A: Stainless steel is good in terms of flexibility and corrosion resistance. It has a great gloss. Also stainless steel is convenient to cut with lasers. So a large number of my artworks are based on stainless steel. Stainless steel is a kind of metal and I wanted to transform its heaviness into something light. What’s left is a reconstruction of the material itself.

You studied at art academies in Shenyang, Beijing and Paris. Which place influenced you most and why?

A: Let me put it this way. What “damaged” my previous values most was studying in Paris. Everything I believed in China was questioned there. I realized that what I had depicted in the past decade was actually based on a matrix created by others. For many years, I was accustomed to accepting any suggestion proposed by my teachers. I never questioned them. So I found that I had some mistakes in basic logics.

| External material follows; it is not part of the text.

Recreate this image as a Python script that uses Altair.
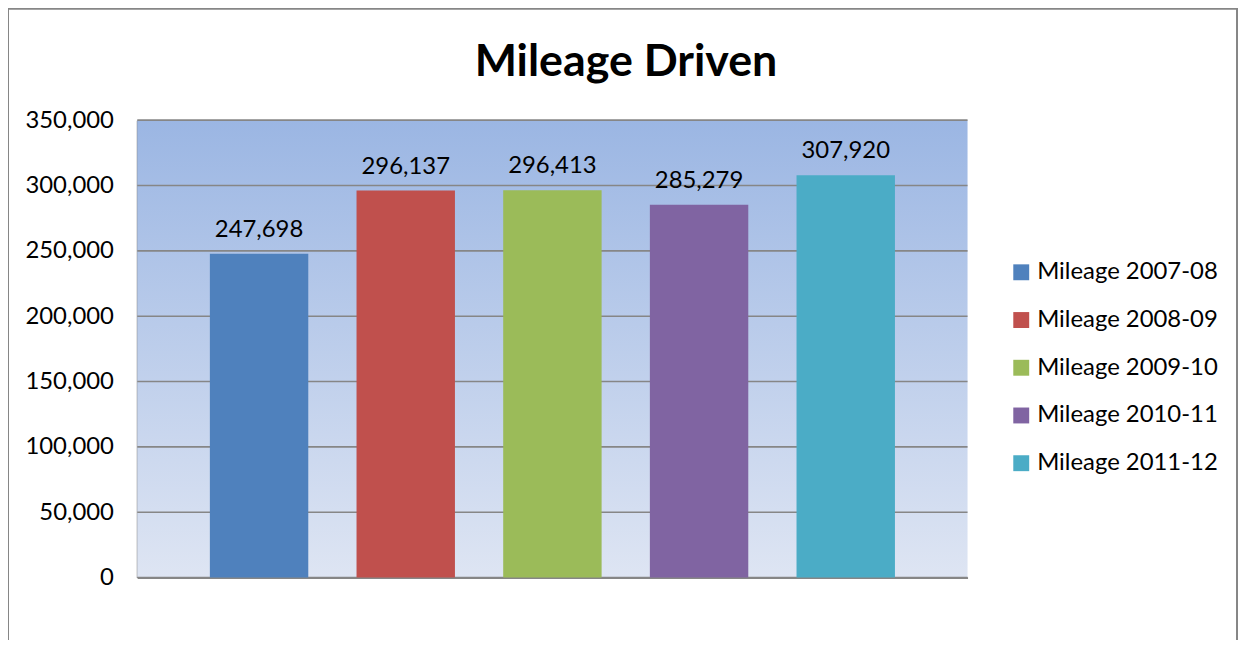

The boundaries between sculpture and public art are often blurred. A piece of sculpture often needs to be created or adjusted to suit its environment. When making your own sculptures, will you consider the space they will be displayed?

A: For me, space is akin to a temple and sculpture is like Buddha. I find this is a perfect comparison. When someone is making a Buddha, he must know the conditions and space inside a temple.

Your artworks mostly deal with themes of emptiness. I am curious about how you understand the concept of emptiness at your age.

I often describe myself as a “giant Confucianist with a child’s face.” It might sound weird especially when considering my age. For example, I always prefer to use water as a theme for my works. Water is tender yet strong, which could also applies to the explanation of Taoism. I am interested in fusing these things into my works.

Which sculptors do you admire?

A: Currently it’s Anish Kapoor and Olafur Eliasson.